Preservation and adaptive reuse: Strict adherence to standards reaps rewards

Exterior of the abandoned factory before demolition and construction began.

Historic preservation


Mortar unifies the units of masonry, such as bricks and stone, and also repels the elements from the interior. Mortars used in antiquity were relatively simple—most consisted of sand and lime. Over time, mortars began to include cements, natural pozzolans, and water repellent chemicals. Using repair mortars with incompatible compositions and proportions on a historic building can change the response of the building façade to temperature and moisture, resulting in unwanted distress. For this reason, it is important to fully analyze and define the components in the original mortar prior to initiating a repair.

Repointing or tuckpointing is the process of removing failed mortar from the joints of a wall and replacing it with new mortar. Tuckpointing a historical building or structure with no regard to the architecture and craftsmanship can cause irreversible damage. The trades people who work on historical buildings must have knowledge of architecture to plan and execute a proper restoration that maintains the building’s integrity. Each building as well as mortar and type of mortar present its own set of rules. Mortars for repointing projects, especially those involving historic buildings are custom mixed to ensure the proper physical and visual qualities.

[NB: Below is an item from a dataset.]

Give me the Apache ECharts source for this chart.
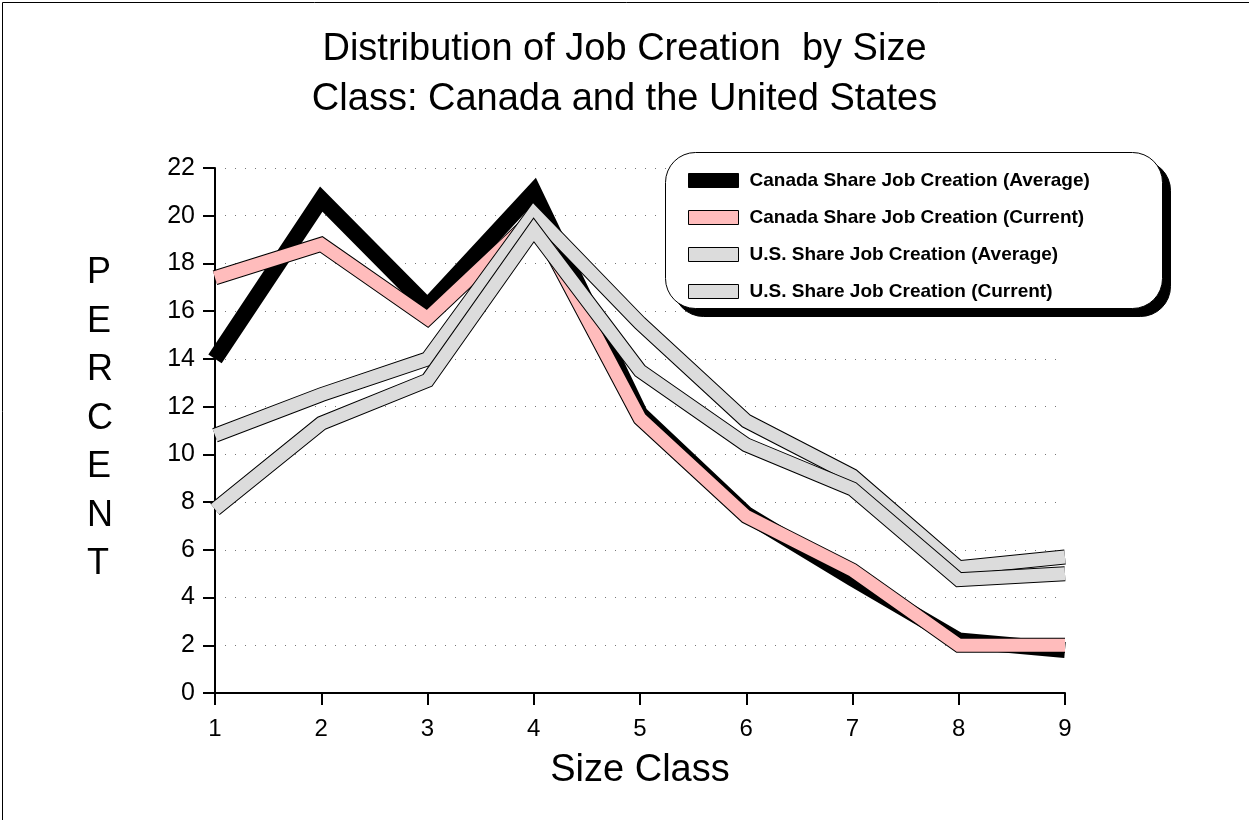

According to NPS, not only is a weathertight roof important to the long-term preservation of the structure, but it is important to identify, retain, and preserve roofs, including their decorative features to maintain the overall historic character of the building.

The process of renovating the roof system on a historical building is one that requires acute attention, care, and cooperation with the appropriate government entities. When conducting a thorough physical investigation of the roof and its structure, understanding the construction history and the following areas is crucial:

• Deck type and condition, as some historical decks may no longer be structurally sound.

• Deck load capacity to ensure a new roof and any insulation does not exceed load capacity.

• Deck uplift resistance, since older decks may rely on gravity for uplift resistance and are not always adequately attached for current uplift resistance.

• Rooftop equipment supports that may be deteriorated and not adequately attached for uplift or seismic requirements.

• Wall substrate condition and roof drainage characteristics.


Wood is one of the most essential materials used in American buildings of every period and style. Most wood flooring is made of tongue-in-groove construction. The upper and lower grooves or ‘tabs’ are about 6.3 mm (0.25 in.) thick. Some original wood flooring made of lower-grade pine had a hardwood veneer that was usually milled at just 13 mm (0.5 in.) thick. The strips of hardwood are usually narrow (typically 31.7 to 38 mm [1.25 to 1.5 in.] wide) and face-nailed to the floor.

If the historic building’s tongue-in-groove or veneer wood floors have already been sanded once or twice, re-sanding them may not be an option. A typical groove is 6.3 mm and a typical sanding removes 3.2 mm (0.125 in.), so a tongue-and-groove floor can only take two sandings before the groove will be sanded off and expose the tongue and nails. If the floors cannot take another sanding, consider a light screening instead. Screening is done with a drum sander that has a light buffer pad rather than abrasive sandpaper. This method removes layers of old wax and lightly buffs any scratches in the wood, but it does not diminish the depth of flooring.

If the wood flooring has damaged boards, pieces of wood flooring from secondary areas of the building may be salvaged, such as from the floor of a closet. Remove the damaged boards and carefully fit the replacements in. Secure the new board with nails and finish it to match its appearance to the already existing floorboards.